Restricted geometry optimizations and transition state searches were carried out with Gaussian 16 (ref. 67) on cluster models. Cluster models were generated from chain A of the crystallographic structure of HG3.R5 (PDB 8RD5) in complex with the TSA (3) and replaced with fully optimized 5-nitrobenzisoxazole (1). Cluster models include the substrate and the following residues: W44, P45, N47 (backbone only), S48 (backbone only), L49 (backbone only), Q50, G82, and G83 and D127 (side chain up to Cβ). All C atoms except substrate positions 3, 3a and 7a were kept fixed at the crystallographic coordinates. Calculations were carried out using the M06-2X68 hybrid functional and 6-31G(d) basis set with ultrafine integration grids. Solvent effects in water were considered implicitly through the IEF-PCM polarizable continuum model69. The energies of the calculated structures are summarized in Supplementary Table 2.

QM/MM calculations

The initial geometry for the HG3.R5–5-nitrobenzisoxazole (1) complex was generated from chain A of the crystallographic structure (PDB 8RD5) of HG3.R5 in complex with the TSA (3) and replacing its coordinates with the optimized coordinates of 5-nitrobenzisoxazole (1) (M06-2X/6-31G(d) level of theory). Crystallographic waters were preserved. The enzyme–substrate complex was then prepared for classical MD relaxation with the Amber 22 (ref. [63) suite using the ff19SB70 force field for the protein and gaff2 (ref. 71) for the substrate. The complex was immersed in a water box with a 10 Å buffer of OPC72 water. A two-stage geometry optimization approach was implemented. The first stage minimizes only the positions of solvent molecules, and the second stage is an unrestrained minimization of all the atoms in the simulation cell. The systems were then heated for 100 ps by incrementing the temperature from 0 to 300 K under a constant pressure of 1 atm and periodic boundary conditions with a timestep of 1 fs. Harmonic restraints of 50 kcal mol−1 Å−2 were applied to the solute, with the Andersen73 temperature coupling scheme to control and equalize the temperature. The last geometry of the equilibration trajectory was extracted, and solvent molecules were trimmed, leaving an 8 Å thick water shell around the solute.

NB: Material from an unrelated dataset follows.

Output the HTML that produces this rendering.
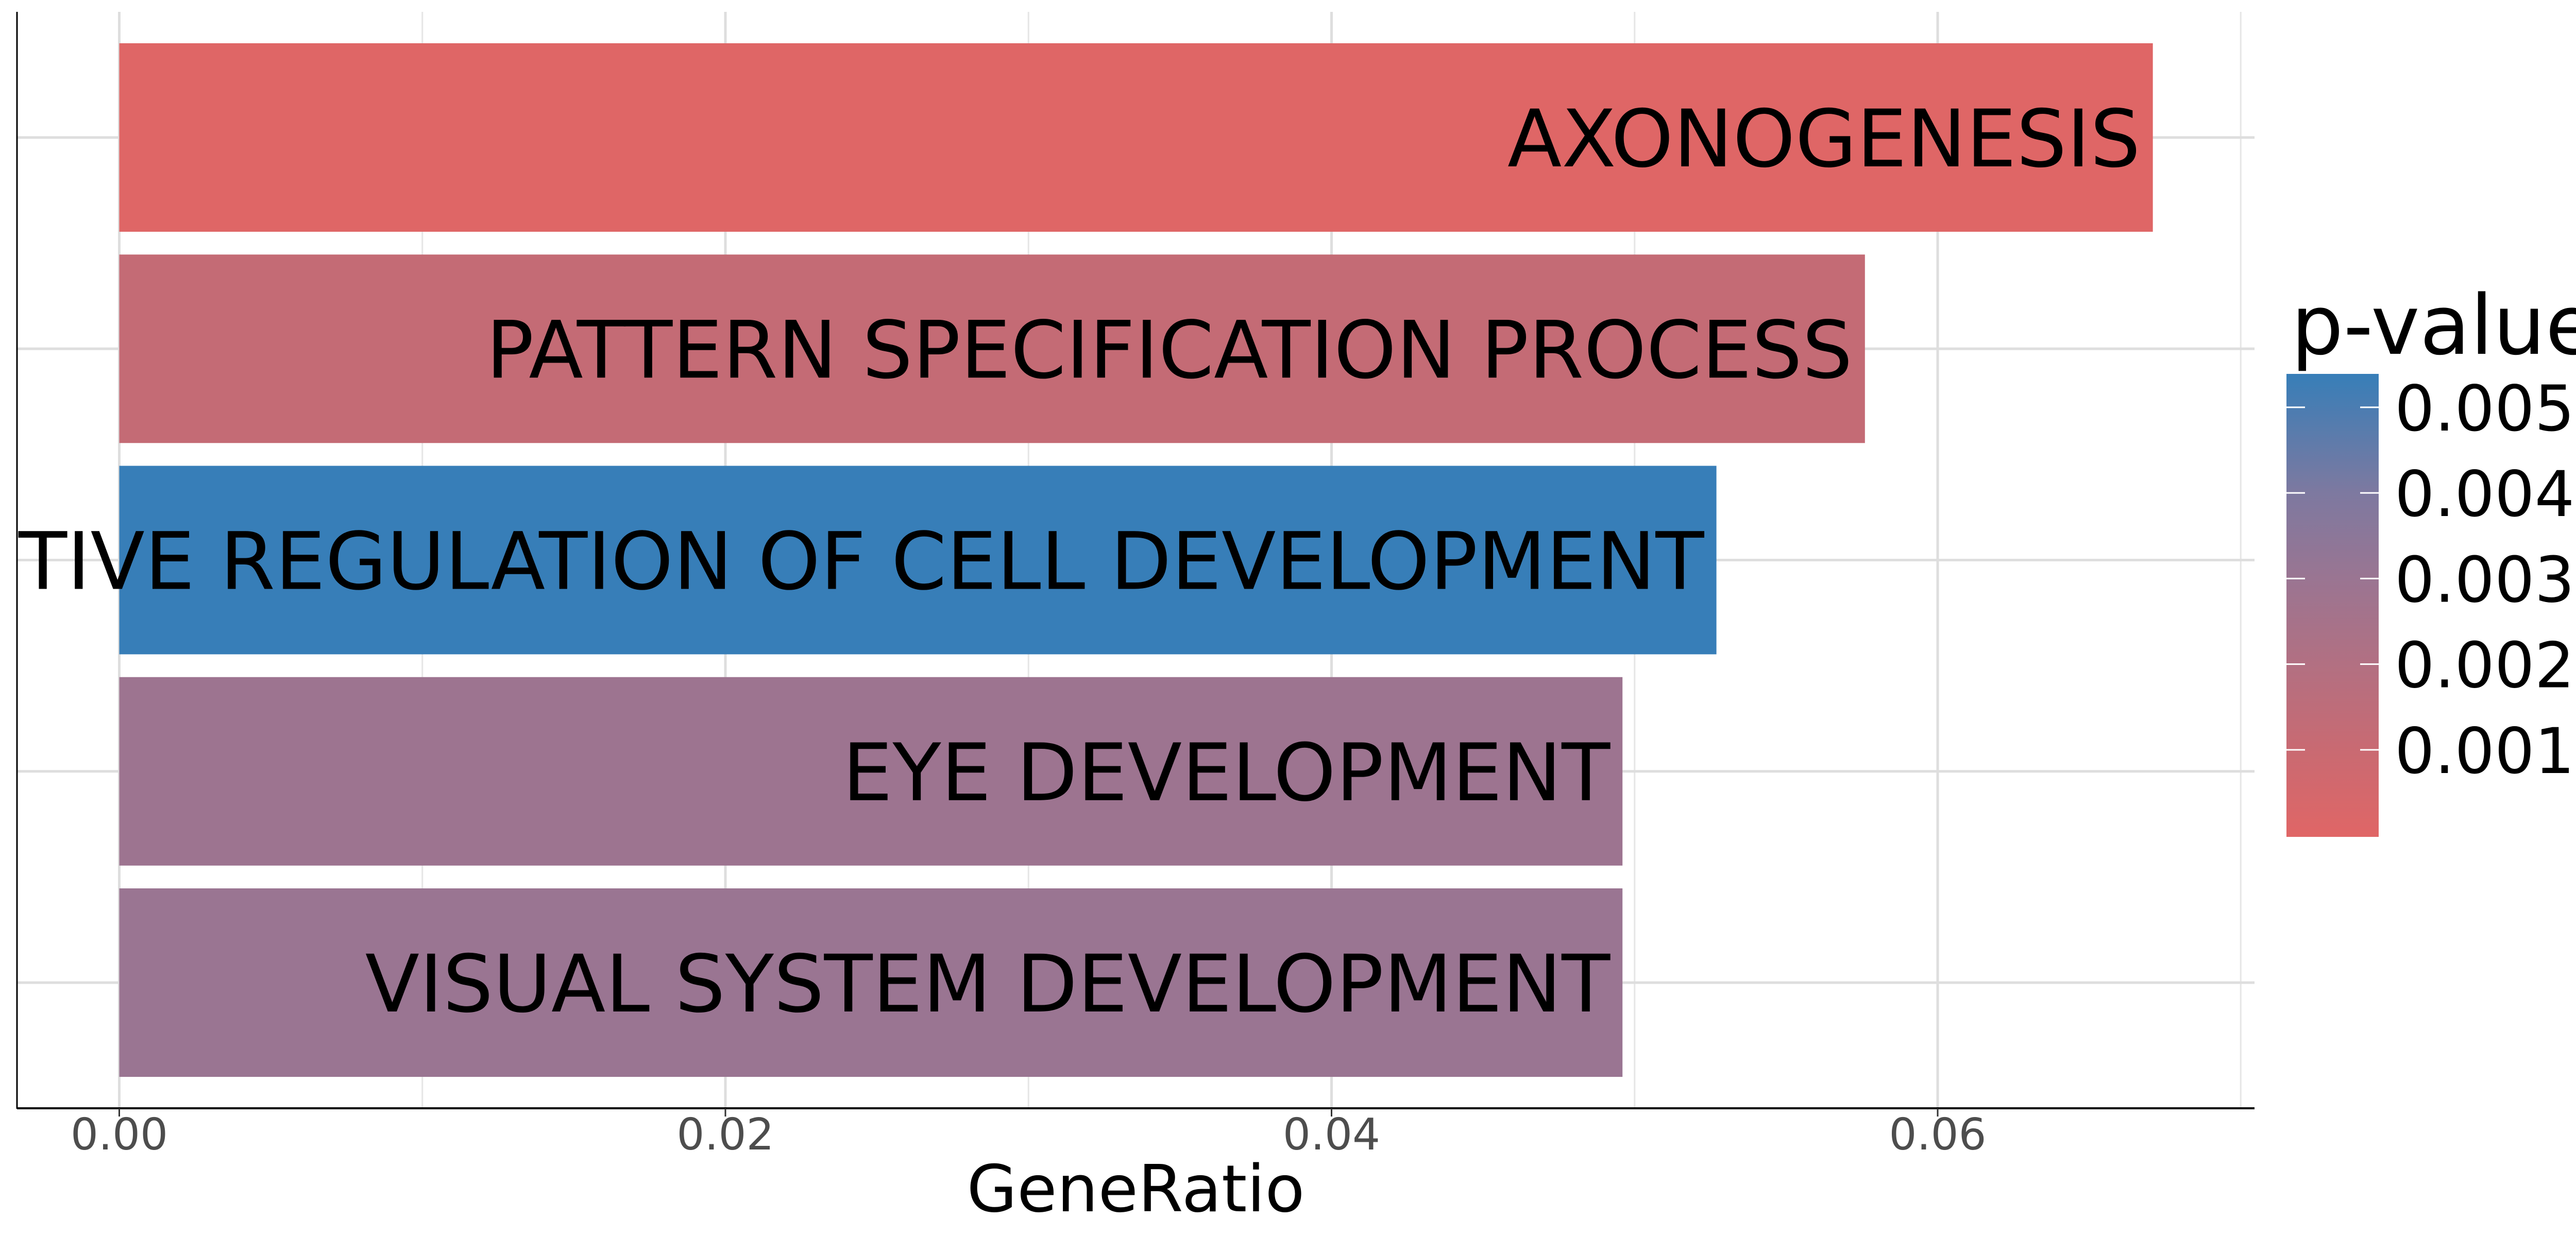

Full geometry optimizations and transition state searches were carried out with Gaussian 16 (ref. 67; ONIOM74 QM/MM method, with electrostatic embedding) using the M06-2X hybrid functional and 6-31+G(d) basis set with ultrafine integration grids for the QM part. The MM part was described with the ff14SB65, gaff2 (ref. 71) and TIP3P75 force fields for the protein, ligand and water, respectively. The QM layer includes the whole 5-nitrobenzisoxazole (1), the side chains (up to Cβ) of D127 and Q50 and the two conserved water molecules shown in Extended Data Fig. 4. Only solvent molecules were kept frozen, except for the two water molecules in the QM layer, to allow adaptation of the enzyme along the reaction path. All stationary points were characterized by a frequency analysis performed at the same level of theory, from which thermal corrections were obtained at 298.15 K. ONIOM energies, entropies, enthalpies, Gibbs free energies and lowest frequencies of the calculated structures are summarized in Supplementary Table 3. The effect of crystallographic water we on the activation barrier was computed by manually removing we and reoptimizing the reactant and transition state at the same level of theory.

Reporting summary

Further information on research design is available in the Nature Portfolio Reporting Summary linked to this article.